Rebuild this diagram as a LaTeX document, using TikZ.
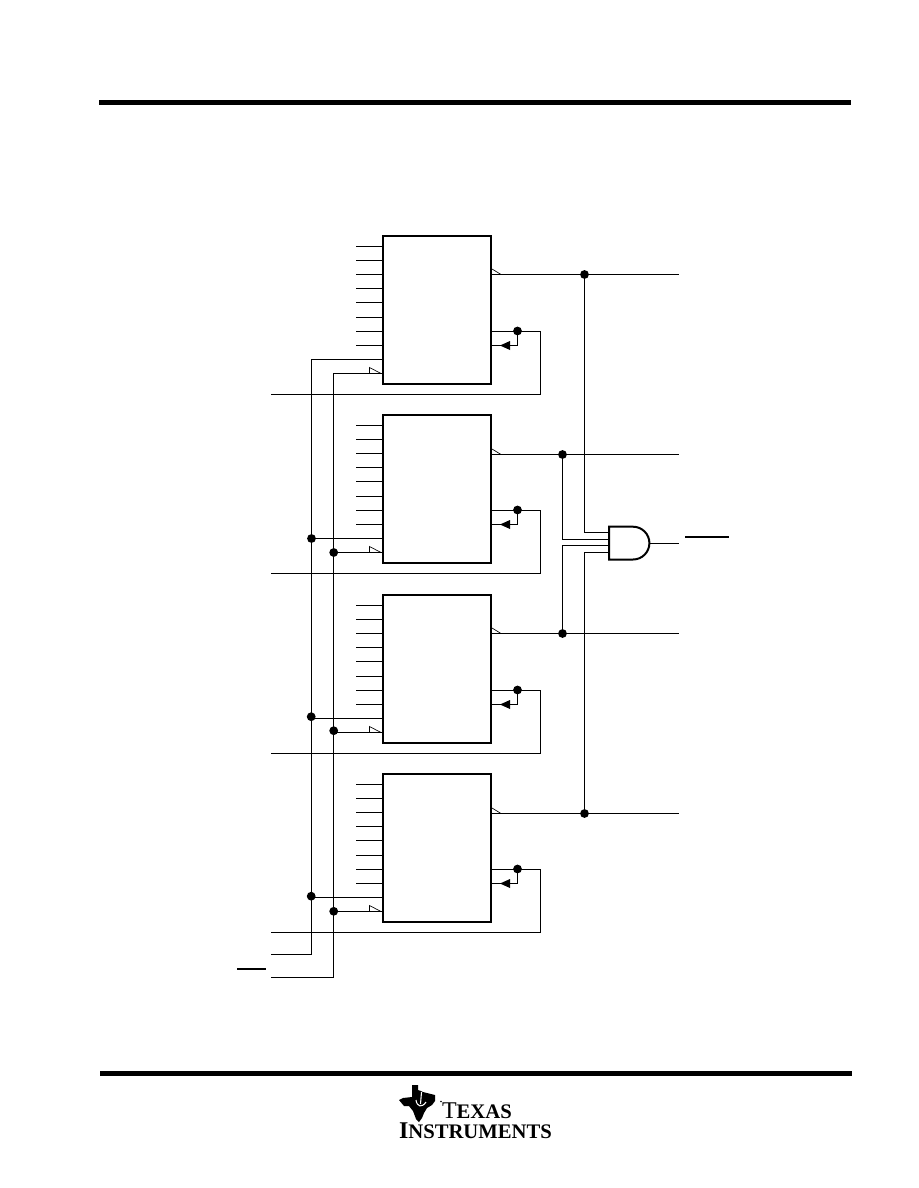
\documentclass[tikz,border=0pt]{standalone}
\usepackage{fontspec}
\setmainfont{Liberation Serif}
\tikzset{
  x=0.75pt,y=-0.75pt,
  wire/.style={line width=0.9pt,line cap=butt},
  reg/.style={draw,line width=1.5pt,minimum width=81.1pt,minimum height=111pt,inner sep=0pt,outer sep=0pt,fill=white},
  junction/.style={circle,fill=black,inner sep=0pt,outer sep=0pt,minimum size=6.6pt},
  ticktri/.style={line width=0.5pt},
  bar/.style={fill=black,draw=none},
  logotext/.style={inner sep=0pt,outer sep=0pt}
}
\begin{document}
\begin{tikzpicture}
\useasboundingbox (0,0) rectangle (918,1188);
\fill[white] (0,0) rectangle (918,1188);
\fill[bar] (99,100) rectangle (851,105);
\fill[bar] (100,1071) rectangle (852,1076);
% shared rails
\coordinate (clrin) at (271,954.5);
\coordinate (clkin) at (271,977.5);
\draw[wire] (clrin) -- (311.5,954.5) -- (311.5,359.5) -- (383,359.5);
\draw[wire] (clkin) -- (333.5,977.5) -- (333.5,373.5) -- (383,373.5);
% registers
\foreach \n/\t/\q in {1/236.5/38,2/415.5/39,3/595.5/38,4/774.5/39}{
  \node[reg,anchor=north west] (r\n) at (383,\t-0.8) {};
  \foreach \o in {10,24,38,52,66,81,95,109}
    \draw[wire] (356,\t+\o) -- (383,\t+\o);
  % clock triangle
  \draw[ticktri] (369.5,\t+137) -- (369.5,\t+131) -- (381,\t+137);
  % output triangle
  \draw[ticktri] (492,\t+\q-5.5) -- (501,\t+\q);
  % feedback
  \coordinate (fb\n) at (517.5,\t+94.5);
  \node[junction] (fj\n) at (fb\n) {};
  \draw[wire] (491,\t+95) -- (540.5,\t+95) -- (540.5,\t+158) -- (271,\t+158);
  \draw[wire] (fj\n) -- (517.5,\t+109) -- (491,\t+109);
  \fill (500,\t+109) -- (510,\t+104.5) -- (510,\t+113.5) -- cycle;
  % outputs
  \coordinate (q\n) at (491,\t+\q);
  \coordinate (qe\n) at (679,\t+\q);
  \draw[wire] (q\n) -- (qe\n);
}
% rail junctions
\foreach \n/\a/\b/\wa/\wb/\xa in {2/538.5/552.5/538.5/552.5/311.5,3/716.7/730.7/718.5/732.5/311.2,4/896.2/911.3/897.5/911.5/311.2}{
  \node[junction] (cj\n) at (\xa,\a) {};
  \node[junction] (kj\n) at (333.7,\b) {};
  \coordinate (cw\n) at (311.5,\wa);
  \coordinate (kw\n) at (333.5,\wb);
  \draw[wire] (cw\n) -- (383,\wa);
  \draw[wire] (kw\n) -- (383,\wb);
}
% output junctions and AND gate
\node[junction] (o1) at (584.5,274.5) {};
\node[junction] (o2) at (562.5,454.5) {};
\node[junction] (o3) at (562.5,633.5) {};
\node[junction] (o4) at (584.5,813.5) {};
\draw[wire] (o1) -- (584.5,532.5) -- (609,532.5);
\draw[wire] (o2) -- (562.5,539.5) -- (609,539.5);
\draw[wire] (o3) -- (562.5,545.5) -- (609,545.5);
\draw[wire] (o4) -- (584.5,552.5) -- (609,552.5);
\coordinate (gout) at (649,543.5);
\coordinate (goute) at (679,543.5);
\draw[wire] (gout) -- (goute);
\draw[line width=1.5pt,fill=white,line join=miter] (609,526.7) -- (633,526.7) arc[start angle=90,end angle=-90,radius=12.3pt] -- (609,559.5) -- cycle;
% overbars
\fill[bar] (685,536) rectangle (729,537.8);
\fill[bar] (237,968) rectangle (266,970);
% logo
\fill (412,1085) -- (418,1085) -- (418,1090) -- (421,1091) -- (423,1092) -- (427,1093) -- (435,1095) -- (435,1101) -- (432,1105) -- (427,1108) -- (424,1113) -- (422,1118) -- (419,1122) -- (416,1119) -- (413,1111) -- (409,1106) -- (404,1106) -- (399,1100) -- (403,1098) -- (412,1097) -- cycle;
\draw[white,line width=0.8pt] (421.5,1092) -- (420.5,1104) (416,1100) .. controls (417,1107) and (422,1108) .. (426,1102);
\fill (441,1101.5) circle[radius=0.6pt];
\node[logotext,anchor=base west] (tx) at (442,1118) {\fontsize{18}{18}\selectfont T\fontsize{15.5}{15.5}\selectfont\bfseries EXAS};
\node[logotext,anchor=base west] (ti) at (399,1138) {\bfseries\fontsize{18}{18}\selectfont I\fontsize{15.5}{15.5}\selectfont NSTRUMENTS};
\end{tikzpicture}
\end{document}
* * *
• **Required task**:
Reproduce the full listing above verbatim, with no pictures included.

• **Answer to the exercise**:
Rebuild this diagram as a LaTeX document, using TikZ.
\documentclass[tikz,border=0pt]{standalone}
\usepackage{fontspec}
\setmainfont{Liberation Serif}
\tikzset{
  x=0.75pt,y=-0.75pt,
  wire/.style={line width=0.9pt,line cap=butt},
  reg/.style={draw,line width=1.5pt,minimum width=81.1pt,minimum height=111pt,inner sep=0pt,outer sep=0pt,fill=white},
  junction/.style={circle,fill=black,inner sep=0pt,outer sep=0pt,minimum size=6.6pt},
  ticktri/.style={line width=0.5pt},
  bar/.style={fill=black,draw=none},
  logotext/.style={inner sep=0pt,outer sep=0pt}
}
\begin{document}
\begin{tikzpicture}
\useasboundingbox (0,0) rectangle (918,1188);
\fill[white] (0,0) rectangle (918,1188);
\fill[bar] (99,100) rectangle (851,105);
\fill[bar] (100,1071) rectangle (852,1076);
% shared rails
\coordinate (clrin) at (271,954.5);
\coordinate (clkin) at (271,977.5);
\draw[wire] (clrin) -- (311.5,954.5) -- (311.5,359.5) -- (383,359.5);
\draw[wire] (clkin) -- (333.5,977.5) -- (333.5,373.5) -- (383,373.5);
% registers
\foreach \n/\t/\q in {1/236.5/38,2/415.5/39,3/595.5/38,4/774.5/39}{
  \node[reg,anchor=north west] (r\n) at (383,\t-0.8) {};
  \foreach \o in {10,24,38,52,66,81,95,109}
    \draw[wire] (356,\t+\o) -- (383,\t+\o);
  % clock triangle
  \draw[ticktri] (369.5,\t+137) -- (369.5,\t+131) -- (381,\t+137);
  % output triangle
  \draw[ticktri] (492,\t+\q-5.5) -- (501,\t+\q);
  % feedback
  \coordinate (fb\n) at (517.5,\t+94.5);
  \node[junction] (fj\n) at (fb\n) {};
  \draw[wire] (491,\t+95) -- (540.5,\t+95) -- (540.5,\t+158) -- (271,\t+158);
  \draw[wire] (fj\n) -- (517.5,\t+109) -- (491,\t+109);
  \fill (500,\t+109) -- (510,\t+104.5) -- (510,\t+113.5) -- cycle;
  % outputs
  \coordinate (q\n) at (491,\t+\q);
  \coordinate (qe\n) at (679,\t+\q);
  \draw[wire] (q\n) -- (qe\n);
}
% rail junctions
\foreach \n/\a/\b/\wa/\wb/\xa in {2/538.5/552.5/538.5/552.5/311.5,3/716.7/730.7/718.5/732.5/311.2,4/896.2/911.3/897.5/911.5/311.2}{
  \node[junction] (cj\n) at (\xa,\a) {};
  \node[junction] (kj\n) at (333.7,\b) {};
  \coordinate (cw\n) at (311.5,\wa);
  \coordinate (kw\n) at (333.5,\wb);
  \draw[wire] (cw\n) -- (383,\wa);
  \draw[wire] (kw\n) -- (383,\wb);
}
% output junctions and AND gate
\node[junction] (o1) at (584.5,274.5) {};
\node[junction] (o2) at (562.5,454.5) {};
\node[junction] (o3) at (562.5,633.5) {};
\node[junction] (o4) at (584.5,813.5) {};
\draw[wire] (o1) -- (584.5,532.5) -- (609,532.5);
\draw[wire] (o2) -- (562.5,539.5) -- (609,539.5);
\draw[wire] (o3) -- (562.5,545.5) -- (609,545.5);
\draw[wire] (o4) -- (584.5,552.5) -- (609,552.5);
\coordinate (gout) at (649,543.5);
\coordinate (goute) at (679,543.5);
\draw[wire] (gout) -- (goute);
\draw[line width=1.5pt,fill=white,line join=miter] (609,526.7) -- (633,526.7) arc[start angle=90,end angle=-90,radius=12.3pt] -- (609,559.5) -- cycle;
% overbars
\fill[bar] (685,536) rectangle (729,537.8);
\fill[bar] (237,968) rectangle (266,970);
% logo
\fill (412,1085) -- (418,1085) -- (418,1090) -- (421,1091) -- (423,1092) -- (427,1093) -- (435,1095) -- (435,1101) -- (432,1105) -- (427,1108) -- (424,1113) -- (422,1118) -- (419,1122) -- (416,1119) -- (413,1111) -- (409,1106) -- (404,1106) -- (399,1100) -- (403,1098) -- (412,1097) -- cycle;
\draw[white,line width=0.8pt] (421.5,1092) -- (420.5,1104) (416,1100) .. controls (417,1107) and (422,1108) .. (426,1102);
\fill (441,1101.5) circle[radius=0.6pt];
\node[logotext,anchor=base west] (tx) at (442,1118) {\fontsize{18}{18}\selectfont T\fontsize{15.5}{15.5}\selectfont\bfseries EXAS};
\node[logotext,anchor=base west] (ti) at (399,1138) {\bfseries\fontsize{18}{18}\selectfont I\fontsize{15.5}{15.5}\selectfont NSTRUMENTS};
\end{tikzpicture}
\end{document}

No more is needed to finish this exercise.